In an effort to try and figure out why this is happening, we need to force a hung box in this state to perform a crash dump so we can send it off to whoever for some analysis.

So, I setup a netdump-server and setup the server which crashes as a client. Tested it and it all worked OK. I modified the kernel parameter kernel.unknown_nmi_panic to 1 from 0 so when I sent it an NMI it should die on it's arse and give me a nice dump...

However, the box went this morning. So I logged onto the iLO, generated an NMI, but all it did was dump a couple of log lines onto the netdump server, no actual crash dump was produced.

Have I missed anything out here? I did this on another couple of RHEL3 test boxes and got a lovely big vmcore file of about 4 gig on my netdump server, but I'm getting nothing on the server I actually WANT a crashdump from.

Thanks in advance - Lee
3 REPLIES 3
Craig Gilmore
Trusted Contributor

Re: Gernerate NMI to hung server - get me a nice vmcore :-)

It sounds like you are on an early version of RHEL 3. Or, at least prior to RHEL 3U7.

There is a known problem with memory management that will cause a silent hang. The fix is to get the updated memory manager that Red Hat released with Update 7 for RHEL 3.

The hang happens at various times with various different loads. I've seen this problem more than a few times, and the update usually resolves the hangs.

Good luck!

CG
Rick Beldin
HPE Pro

Re: Gernerate NMI to hung server - get me a nice vmcore :-)

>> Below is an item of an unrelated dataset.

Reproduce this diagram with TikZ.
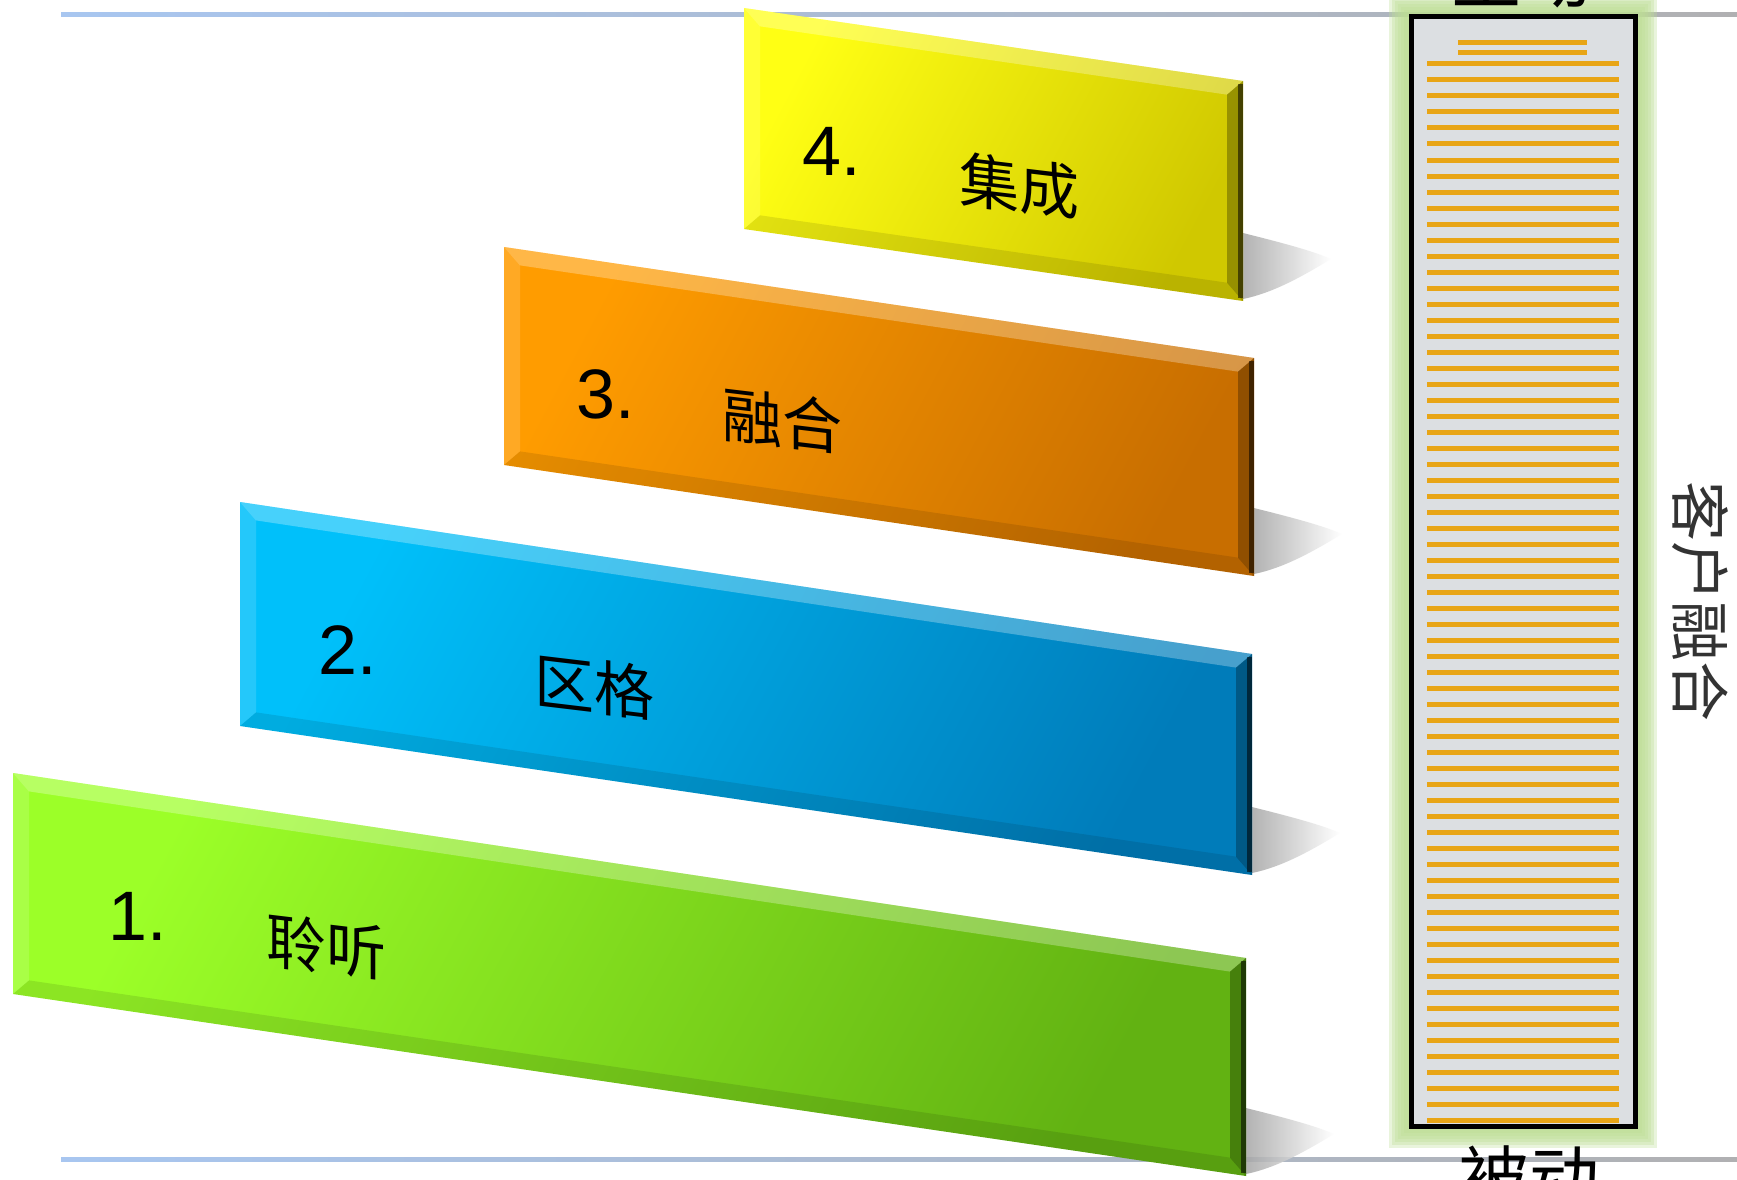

Check the netdump server's /var/log/messages for messages. You can run into this situation if:

- you don't have enough space in /var on the server to capture the dump

- you have a noisy network (netdump uses udp)

- you have one of the many bugs in early versions of netdump :-)

There were issues prior to RHEL3 U6 that prevented netdump from working properly. Ensure that your are NOT using bonding on the netdump server interface OR the client if you are trying to attempt this prior to U6.

Your second option is diskdump. diskdump was enhanced starting with RHEL3 U6 to allow for dumping to cciss (Smart Array) devices.
Necessary questions: Why? What? How? When?
Bill McNAMARA_1
Honored Contributor

Re: Gernerate NMI to hung server - get me a nice vmcore :-)

what's your release?
if it's redhat you need a fix or workaround:

see notes on cciss and diskdump:

http://www.redhat.com/docs/manuals/enterprise/RHEL-3-Manual/release-notes/as-x86/RELEASE-NOTES-U6-x86-en.html

Bill
It works for me (tm)